(Written instruction): Line by line, repeat the data below exactly, beginning at the first line and ending at the line with "s.set_linewidth(2)". Omit pictures.

** start of Dataset section **

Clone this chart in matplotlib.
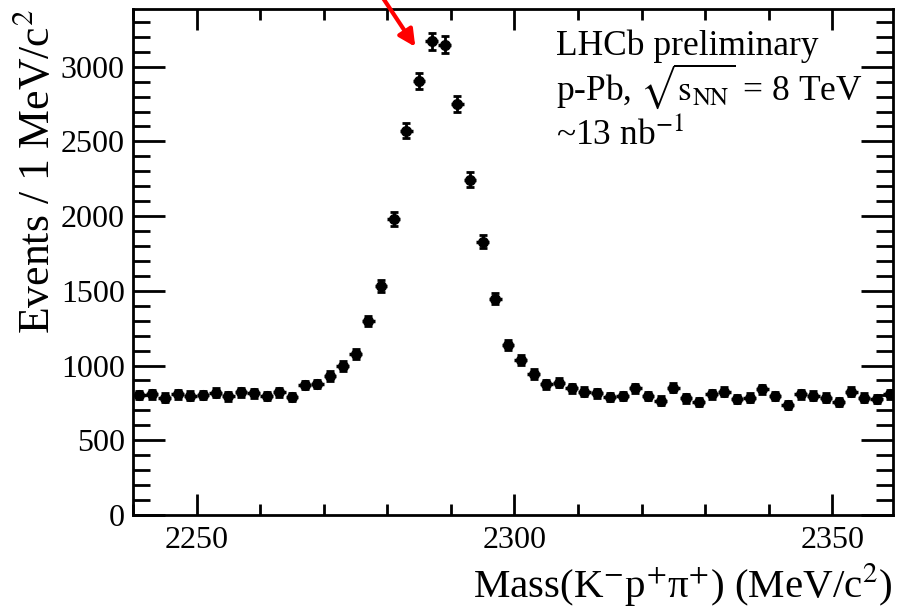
import numpy as np
import matplotlib
matplotlib.use("Agg")
import matplotlib.pyplot as plt
from matplotlib.ticker import MultipleLocator

plt.rcParams['font.family'] = ['Liberation Serif', 'DejaVu Serif']
plt.rcParams['mathtext.fontset'] = 'stix'

mass = list(range(2241, 2360, 2))
counts = [803, 807, 785, 807, 798, 803, 818, 793, 821, 814, 796, 821, 790,
          870, 876, 930, 997, 1075, 1298, 1532, 1980, 2571, 2905, 3171, 3148,
          2751, 2245, 1828, 1447, 1135, 1035, 943, 874, 885, 847, 825, 814,
          791, 796, 847, 796, 765, 852, 780, 754, 807, 825, 776, 785, 841,
          796, 736, 807, 798, 785, 758, 825, 785, 776, 807]
half_bin = 1.0

x = np.array(mass, dtype=float)
y = np.array(counts, dtype=float)

fig = plt.figure(figsize=(8.99, 6.13), dpi=100)
ax = fig.add_axes([0.148, 0.160, 0.845, 0.825])

ax.errorbar(x, y, xerr=half_bin, fmt='none', ecolor='black', elinewidth=2.5,
            capsize=0)
ax.errorbar(x, y, yerr=np.sqrt(y), fmt='o', color='black',
            ms=7, elinewidth=2, capsize=3, capthick=2)

ax.set_xlim(2240, 2359.5)
ax.set_ylim(0, 3385)

ax.xaxis.set_major_locator(MultipleLocator(50))
ax.xaxis.set_minor_locator(MultipleLocator(10))
ax.yaxis.set_major_locator(MultipleLocator(500))
ax.yaxis.set_minor_locator(MultipleLocator(100))

ax.tick_params(axis='both', which='both', direction='in', top=True, right=True,
               width=2, labelsize=23, colors='black')
ax.tick_params(axis='x', which='major', length=15, pad=8)
ax.tick_params(axis='x', which='minor', length=8)
ax.tick_params(axis='y', which='major', length=23, pad=6)
ax.tick_params(axis='y', which='minor', length=12)
for s in ax.spines.values():
    s.set_linewidth(2)

ax.set_xlabel('Mass(K$^{-}$p$^{+}$π$^{+}$) (MeV/c$^{2}$)', fontsize=29.5,
              loc='right', labelpad=4)
ax.set_ylabel('Events / 1 MeV/c$^{2}$', fontsize=31.5, loc='top', labelpad=2)

tx = 0.557
ax.text(tx, 0.910, 'LHCb preliminary', transform=ax.transAxes,
        fontsize=25.5, va='baseline', ha='left')
ax.text(tx, 0.821, r'p-Pb, $\sqrt{\mathrm{s}_{\mathrm{NN}}}$ = 8 TeV',
        transform=ax.transAxes, fontsize=25.5, va='baseline', ha='left')
ax.text(tx, 0.732, '~13 nb$^{-1}$', transform=ax.transAxes,
        fontsize=25.5, va='baseline', ha='left')

ax.annotate('', xy=(2284.4, 3133), xytext=(2279.0, 3480),
            xycoords='data', textcoords='data', annotation_clip=False,
            arrowprops=dict(arrowstyle='-|>', color='red', lw=3,
                            mutation_scale=25, shrinkA=0, shrinkB=0))

fig.savefig('out.png', dpi=100)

** end of Dataset section **

(Exercise solution):
Clone this chart in matplotlib.
import numpy as np
import matplotlib
matplotlib.use("Agg")
import matplotlib.pyplot as plt
from matplotlib.ticker import MultipleLocator

plt.rcParams['font.family'] = ['Liberation Serif', 'DejaVu Serif']
plt.rcParams['mathtext.fontset'] = 'stix'

mass = list(range(2241, 2360, 2))
counts = [803, 807, 785, 807, 798, 803, 818, 793, 821, 814, 796, 821, 790,
          870, 876, 930, 997, 1075, 1298, 1532, 1980, 2571, 2905, 3171, 3148,
          2751, 2245, 1828, 1447, 1135, 1035, 943, 874, 885, 847, 825, 814,
          791, 796, 847, 796, 765, 852, 780, 754, 807, 825, 776, 785, 841,
          796, 736, 807, 798, 785, 758, 825, 785, 776, 807]
half_bin = 1.0

x = np.array(mass, dtype=float)
y = np.array(counts, dtype=float)

fig = plt.figure(figsize=(8.99, 6.13), dpi=100)
ax = fig.add_axes([0.148, 0.160, 0.845, 0.825])

ax.errorbar(x, y, xerr=half_bin, fmt='none', ecolor='black', elinewidth=2.5,
            capsize=0)
ax.errorbar(x, y, yerr=np.sqrt(y), fmt='o', color='black',
            ms=7, elinewidth=2, capsize=3, capthick=2)

ax.set_xlim(2240, 2359.5)
ax.set_ylim(0, 3385)

ax.xaxis.set_major_locator(MultipleLocator(50))
ax.xaxis.set_minor_locator(MultipleLocator(10))
ax.yaxis.set_major_locator(MultipleLocator(500))
ax.yaxis.set_minor_locator(MultipleLocator(100))

ax.tick_params(axis='both', which='both', direction='in', top=True, right=True,
               width=2, labelsize=23, colors='black')
ax.tick_params(axis='x', which='major', length=15, pad=8)
ax.tick_params(axis='x', which='minor', length=8)
ax.tick_params(axis='y', which='major', length=23, pad=6)
ax.tick_params(axis='y', which='minor', length=12)
for s in ax.spines.values():
    s.set_linewidth(2)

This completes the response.